しかし、1980年代から次第に日本国内では過去の戦争を美化、非を認めない風潮が芽生え、強まってきたので、中国人は戦争問題で裏切られた、騙されたという気持ちを抱きました。その後、日本側の過去の戦争への肯定的な言動があるたびに、中国人は反感を募らせています。特に日本の国家元首が靖国神社を参拝するたび、中国国民は大変憤り、両国間の緊張が高まります。

「なぜ日本の首相が靖国神社へいくと、中国人はそんなに反発するのか?」と不思議に思う日本人も多いことでしょう。多くの中国人にとって靖国神社参拝は、参拝行為そのものより、日本が過去に起した侵略戦争を日本政府がどう考えているのか? また侵略戦争に対しての日本人の認識に変化があるのか? そのバロメーターだと思っているからです。

今まで中国人は日本人の「深く反省する気持ち」を信用し、戦争被害賠償を放棄しました。しかし、人命と財産の損失の賠償は、まったくなされなかったのに、ここにきて返ってきたのは、「中国侵略は非であることさえ認めたくない」という少なくない日本人の心の中の声でした。これは何なのでしょう? 殺された遺族の心情、痛みを感じることはないのでしょうか? 殴った人はすぐ忘れるが、殴られた人はその痛みをいつまでも忘れません。

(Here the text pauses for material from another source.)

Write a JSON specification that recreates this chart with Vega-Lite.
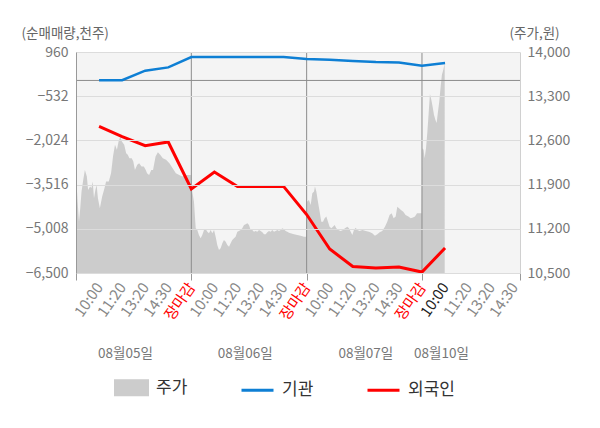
{
  "$schema": "https://vega.github.io/schema/vega-lite/v6.json",
  "width": 444,
  "height": 221,
  "autosize": "none",
  "padding": {"left": 76, "top": 52, "right": 80, "bottom": 155},
  "datasets": {
    "price": [
      {"u": 0, "p": 12081}, {"u": 1.4, "p": 11630}, {"u": 2.6, "p": 11313}, {"u": 3.7, "p": 11531}, {"u": 4.8, "p": 11789},
      {"u": 6.3, "p": 11975}, {"u": 7.7, "p": 12133}, {"u": 9.4, "p": 12027}, {"u": 10.5, "p": 11816}, {"u": 12.2, "p": 11868},
      {"u": 13.4, "p": 11848}, {"u": 14.5, "p": 11948}, {"u": 15.6, "p": 11684}, {"u": 16.8, "p": 11816}, {"u": 17.9, "p": 11895},
      {"u": 19, "p": 11684}, {"u": 20.7, "p": 11526}, {"u": 22.7, "p": 11710}, {"u": 24.7, "p": 11843}, {"u": 26.1, "p": 11948},
      {"u": 28.4, "p": 11948}, {"u": 30.4, "p": 12081}, {"u": 32.1, "p": 12344}, {"u": 33.8, "p": 12530}, {"u": 35.5, "p": 12450},
      {"u": 36.9, "p": 12582}, {"u": 38.4, "p": 12661}, {"u": 39.8, "p": 12582}, {"u": 41.8, "p": 12530}, {"u": 43.5, "p": 12398},
      {"u": 44.9, "p": 12371}, {"u": 46.3, "p": 12319}, {"u": 48.3, "p": 12319}, {"u": 49.7, "p": 12265}, {"u": 51.1, "p": 12133},
      {"u": 53.1, "p": 12213}, {"u": 54.8, "p": 12240}, {"u": 56.8, "p": 12186}, {"u": 58.8, "p": 12186}, {"u": 60.5, "p": 12133},
      {"u": 61.6, "p": 12081}, {"u": 63.4, "p": 12054}, {"u": 65.3, "p": 12133}, {"u": 66.8, "p": 12133}, {"u": 69, "p": 12344},
      {"u": 71, "p": 12414}, {"u": 73, "p": 12371}, {"u": 75.3, "p": 12319}, {"u": 78.1, "p": 12292}, {"u": 81, "p": 12240},
      {"u": 83.8, "p": 12160}, {"u": 86.6, "p": 12081}, {"u": 89.5, "p": 12054}, {"u": 92.3, "p": 12027}, {"u": 95.2, "p": 12054},
      {"u": 98, "p": 12054}, {"u": 99.6, "p": 12054},
      {"u": 100.3, "p": 11848}, {"u": 102.3, "p": 11630}, {"u": 103.8, "p": 11209}, {"u": 105.2, "p": 11182}, {"u": 106.6, "p": 11102},
      {"u": 108.1, "p": 11050}, {"u": 109.5, "p": 11102}, {"u": 111, "p": 11182}, {"u": 112.4, "p": 11198}, {"u": 113.9, "p": 11155},
      {"u": 115.3, "p": 11129}, {"u": 116.8, "p": 11182}, {"u": 118.2, "p": 11129}, {"u": 119.7, "p": 11182}, {"u": 121.1, "p": 11075},
      {"u": 122.5, "p": 10944}, {"u": 124, "p": 10864}, {"u": 125.4, "p": 10891}, {"u": 126.9, "p": 10971}, {"u": 128.3, "p": 11023},
      {"u": 129.8, "p": 10996}, {"u": 131.2, "p": 10944}, {"u": 132.7, "p": 10917}, {"u": 134.1, "p": 10971}, {"u": 135.5, "p": 11023},
      {"u": 137, "p": 11050}, {"u": 138.4, "p": 11075}, {"u": 139.9, "p": 11155}, {"u": 141.3, "p": 11166}, {"u": 142.8, "p": 11182},
      {"u": 144.2, "p": 11209}, {"u": 145.7, "p": 11261}, {"u": 147.1, "p": 11272}, {"u": 148.6, "p": 11288}, {"u": 150, "p": 11261},
      {"u": 151.4, "p": 11182}, {"u": 152.9, "p": 11182}, {"u": 154.3, "p": 11155}, {"u": 155.8, "p": 11166}, {"u": 157.2, "p": 11155},
      {"u": 158.7, "p": 11182}, {"u": 160.1, "p": 11166}, {"u": 161.6, "p": 11145}, {"u": 163, "p": 11113}, {"u": 164.5, "p": 11113},
      {"u": 165.9, "p": 11145}, {"u": 167.3, "p": 11166}, {"u": 168.8, "p": 11155}, {"u": 170.2, "p": 11182}, {"u": 171.7, "p": 11155},
      {"u": 173.1, "p": 11166}, {"u": 174.6, "p": 11182}, {"u": 176, "p": 11166}, {"u": 177.5, "p": 11182}, {"u": 178.9, "p": 11209},
      {"u": 180.3, "p": 11193}, {"u": 181.8, "p": 11166}, {"u": 183.2, "p": 11155}, {"u": 184.7, "p": 11139}, {"u": 186.1, "p": 11129},
      {"u": 189, "p": 11113}, {"u": 191.9, "p": 11102}, {"u": 194.8, "p": 11091}, {"u": 197.7, "p": 11075}, {"u": 199.7, "p": 11075},
      {"u": 200.3, "p": 11630}, {"u": 202, "p": 11657}, {"u": 203.5, "p": 11578}, {"u": 204.9, "p": 11764}, {"u": 206.4, "p": 11789},
      {"u": 207.2, "p": 11868}, {"u": 208.4, "p": 11789}, {"u": 209.8, "p": 11630}, {"u": 211.3, "p": 11472}, {"u": 212.7, "p": 11313},
      {"u": 214.2, "p": 11313}, {"u": 215.6, "p": 11367}, {"u": 217.1, "p": 11393}, {"u": 218.5, "p": 11313}, {"u": 219.9, "p": 11234},
      {"u": 221.4, "p": 11209}, {"u": 222.8, "p": 11234}, {"u": 224.3, "p": 11261}, {"u": 225.7, "p": 11209}, {"u": 227.5, "p": 11182},
      {"u": 229.5, "p": 11166}, {"u": 231.5, "p": 11182}, {"u": 233.2, "p": 11209}, {"u": 235.3, "p": 11234}, {"u": 236.7, "p": 11209},
      {"u": 238.2, "p": 11155}, {"u": 239.6, "p": 11102}, {"u": 241, "p": 11182}, {"u": 242.5, "p": 11218}, {"u": 243.9, "p": 11182},
      {"u": 246, "p": 11166}, {"u": 248.3, "p": 11182}, {"u": 251.2, "p": 11166}, {"u": 254, "p": 11155}, {"u": 256.9, "p": 11129},
      {"u": 259.2, "p": 11091}, {"u": 261.3, "p": 11113}, {"u": 263.3, "p": 11145}, {"u": 265.6, "p": 11166}, {"u": 267.9, "p": 11234},
      {"u": 269.9, "p": 11313}, {"u": 271.9, "p": 11420}, {"u": 273.7, "p": 11447}, {"u": 275.4, "p": 11367}, {"u": 277.2, "p": 11393},
      {"u": 278.6, "p": 11551}, {"u": 280.1, "p": 11526}, {"u": 281.8, "p": 11499}, {"u": 283.8, "p": 11472}, {"u": 285.8, "p": 11420},
      {"u": 288.2, "p": 11393}, {"u": 290.2, "p": 11367}, {"u": 292.2, "p": 11377}, {"u": 293.9, "p": 11393}, {"u": 295.7, "p": 11447},
      {"u": 298, "p": 11447}, {"u": 299.7, "p": 11447},
      {"u": 300.3, "p": 12477}, {"u": 301.4, "p": 12450}, {"u": 302.3, "p": 12319}, {"u": 303.5, "p": 12477}, {"u": 304.6, "p": 12715},
      {"u": 305.8, "p": 13033}, {"u": 306.9, "p": 13334}, {"u": 308.1, "p": 13243}, {"u": 309.2, "p": 13137}, {"u": 310.4, "p": 13006},
      {"u": 311.6, "p": 12926}, {"u": 312.7, "p": 12874}, {"u": 313.9, "p": 13058}, {"u": 315, "p": 13217}, {"u": 316.2, "p": 13454},
      {"u": 317.3, "p": 13640}, {"u": 318.5, "p": 13719}, {"u": 319.7, "p": 13826}
    ],
    "flow": [
      {"u": 20, "inst": 10, "foreign": -1552},
      {"u": 40, "inst": 10, "foreign": -1893},
      {"u": 60, "inst": 329, "foreign": -2203},
      {"u": 80, "inst": 440, "foreign": -2078},
      {"u": 100, "inst": 791, "foreign": -3665},
      {"u": 120, "inst": 791, "foreign": -3091},
      {"u": 140, "inst": 791, "foreign": -3577},
      {"u": 160, "inst": 791, "foreign": -3577},
      {"u": 180, "inst": 791, "foreign": -3577},
      {"u": 200, "inst": 724, "foreign": -4526},
      {"u": 220, "inst": 700, "foreign": -5691},
      {"u": 240, "inst": 656, "foreign": -6278},
      {"u": 260, "inst": 622, "foreign": -6332},
      {"u": 280, "inst": 609, "foreign": -6298},
      {"u": 300, "inst": 497, "foreign": -6467},
      {"u": 320, "inst": 589, "foreign": -5657}
    ],
    "days": [{"u": 100}, {"u": 200}, {"u": 300}],
    "zero": [{"v": 0}]
  },
  "layer": [
    {
      "data": {"name": "price"},
      "mark": {"type": "area", "interpolate": "linear", "clip": true},
      "encoding": {
        "x": {
          "field": "u", "type": "quantitative",
          "scale": {"domain": [0, 385], "nice": false, "zero": false},
          "axis": {
            "orient": "bottom",
            "title": null,
            "grid": false,
            "values": [0, 20, 40, 60, 80, 100, 120, 140, 160, 180, 200, 220, 240, 260, 280, 300, 320, 340, 360, 380, 385],
            "labelExpr": "datum.value == 0 || datum.value == 385 ? '' : datum.value % 100 == 0 ? '장마감' : datum.value % 100 == 20 ? '10:00' : datum.value % 100 == 40 ? '11:20' : datum.value % 100 == 60 ? '13:20' : '14:30'",
            "labelAngle": -55,
            "labelFontSize": 15,
            "labelPadding": 4,
            "labelOverlap": false,
            "labelFlush": false,
            "labelBound": false,
            "labelColor": {"condition": [{"test": "datum.value % 100 == 0", "value": "#ff0000"}, {"test": "datum.value == 320", "value": "#222222"}], "value": "#888888"},
            "tickSize": 7,
            "tickColor": "#999999",
            "tickOpacity": {"condition": {"test": "datum.value % 100 == 0 || datum.value == 385", "value": 1}, "value": 0},
            "domainColor": "#999999"
          }
        },
        "y": {
          "field": "p", "type": "quantitative",
          "scale": {"domain": [10500, 14000], "nice": false, "zero": false},
          "axis": {
            "orient": "right",
            "values": [10500, 11200, 11900, 12600, 13300, 14000],
            "format": ",.0f",
            "grid": false,
            "ticks": false,
            "labelPadding": 7,
            "labelFontSize": 14,
            "labelColor": "#777777",
            "domainColor": "#d0d0d0",
            "title": "(주가,원)",
            "titleAngle": 0,
            "titleAlign": "left",
            "titleBaseline": "middle",
            "titleX": -11,
            "titleY": -19,
            "titleFontSize": 13.5,
            "titleFontWeight": "normal",
            "titleColor": "#666666"
          }
        },
        "y2": {"datum": 10500},
        "color": {
          "datum": "주가",
          "scale": {"domain": ["주가", "기관", "외국인"], "range": ["#cccccc", "#0e7fd4", "#ff0000"]},
          "legend": {
            "title": null,
            "orient": "none",
            "direction": "horizontal",
            "legendX": 38,
            "legendY": 318,
            "symbolSize": 1024,
            "labelFontSize": 17,
            "labelColor": "#333333",
            "labelOffset": 7,
            "gridAlign": "all",
            "columnPadding": 32,
            "encode": {
              "symbols": {
                "update": {
                  "shape": {"signal": "datum.value == '주가' ? 'M-1,-0.44H1V0.44H-1Z' : 'M-1,0H1'"},
                  "fill": {"signal": "datum.value == '주가' ? '#cccccc' : 'transparent'"},
                  "stroke": {"signal": "datum.value == '주가' ? 'transparent' : datum.value == '기관' ? '#0e7fd4' : '#ff0000'"},
                  "strokeWidth": {"value": 3},
                  "opacity": {"value": 1}
                }
              }
            }
          }
        }
      }
    },
    {
      "data": {"name": "days"},
      "mark": {"type": "rule", "color": "#8c8c8c", "strokeWidth": 1},
      "encoding": {
        "x": {
          "field": "u", "type": "quantitative",
          "scale": {"domain": [0, 385], "nice": false, "zero": false},
          "axis": {
            "orient": "bottom",
            "title": null,
            "grid": false,
            "ticks": false,
            "domain": false,
            "offset": 80,
            "values": [42.5, 146.3, 250.9, 316.5],
            "labelExpr": "datum.value < 100 ? '08월05일' : datum.value < 200 ? '08월06일' : datum.value < 300 ? '08월07일' : '08월10일'",
            "labelAngle": 0,
            "labelAlign": "center",
            "labelBaseline": "middle",
            "labelPadding": 0,
            "labelFontSize": 13.5,
            "labelColor": "#777777",
            "labelOverlap": false,
            "labelFlush": false
          }
        }
      }
    },
    {
      "data": {"name": "zero"},
      "mark": {"type": "rule", "color": "#8c8c8c", "strokeWidth": 1},
      "encoding": {
        "y": {"field": "v", "type": "quantitative", "scale": {"domain": [-6500, 960], "nice": false, "zero": false}, "axis": null}
      }
    },
    {
      "data": {"name": "flow"},
      "mark": {"type": "line", "strokeWidth": 2.5},
      "encoding": {
        "x": {"field": "u", "type": "quantitative", "scale": {"domain": [0, 385], "nice": false, "zero": false}, "axis": null},
        "y": {
          "field": "inst", "type": "quantitative",
          "scale": {"domain": [-6500, 960], "nice": false, "zero": false},
          "axis": {
            "orient": "left",
            "values": [960, -532, -2024, -3516, -5008, -6500],
            "format": ",.0f",
            "grid": true,
            "gridColor": "#dcdcdc",
            "zindex": 1,
            "ticks": false,
            "labelPadding": 8,
            "labelFontSize": 14,
            "labelColor": "#777777",
            "domainColor": "#999999",
            "title": "(순매매량,천주)",
            "titleAngle": 0,
            "titleAlign": "left",
            "titleBaseline": "middle",
            "titleX": -55,
            "titleY": -19,
            "titleFontSize": 13.5,
            "titleFontWeight": "normal",
            "titleColor": "#666666"
          }
        },
        "color": {"datum": "기관", "scale": {"domain": ["주가", "기관", "외국인"], "range": ["#cccccc", "#0e7fd4", "#ff0000"]}}
      }
    },
    {
      "data": {"name": "flow"},
      "mark": {"type": "line", "strokeWidth": 3},
      "encoding": {
        "x": {"field": "u", "type": "quantitative", "scale": {"domain": [0, 385], "nice": false, "zero": false}, "axis": null},
        "y": {"field": "foreign", "type": "quantitative", "scale": {"domain": [-6500, 960], "nice": false, "zero": false}, "axis": null},
        "color": {"datum": "외국인", "scale": {"domain": ["주가", "기관", "외국인"], "range": ["#cccccc", "#0e7fd4", "#ff0000"]}}
      }
    }
  ],
  "resolve": {"scale": {"y": "independent"}, "axis": {"x": "independent", "y": "independent"}},
  "config": {
    "font": "Noto Sans CJK KR",
    "view": {"fill": "#f4f4f4", "stroke": null}
  }
}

このような歴史認識の差は、日中両国の社会形態、制度の違いもあって、中国人と日本人の相互理解、心の交流の隔たりも生み出しています。

9条をアジアの軸に

ただし、中国人も日本人も過去の戦争の歴史を見るとき、民族的感情によって対立的に見るのではなく、人類の共通した歴史をみる普遍的な立場から、お互いに事実を認識するべきです。そうすれば憲法9条が人類共通の遺産であることが明らかになり、真の相互理解が生まれるでしょう。

過去を完全に清算していない国が武力放棄の表明である9条を改定すれば、アジアの国々には「日本が再び軍備強化、戦争を引き起こすのではないか」という不信感が生まれます。それは平和を目指す理念とはまったく反対の方向へと世界を巻き込むことになります。

戦争を回避、拒絶するには、9条の理念を世界中に広げること。改定ではなく、活かすということです。

そのために、まずは9条をアメリカに逆輸入させましょう。アメリカこそ合衆国の憲法に9条の理念を加えるべきです。そして中国にも。

日本の民族主義台頭を戒め、中国の民主主義社会の樹立を目指す。この9条をアジア、そして世界に広げることによって、平和への理念によって統合された真のアジア共同体をつくり、世界の平和に貢献する。そのための責任を日本は負っていると思います。

歴史を学ぶ目的は、相手国を糾弾するためではなく、
未来へ向けた他国との建設的な関係を結ぶことにあるのではないでしょうか。
9条をアジア共同体の軸にするためにも、「○○史観」という言葉にとらわれることなく、
私たちはまず自分たちの目で歴史を見据えなければなりません。
班さん、ありがとうございました。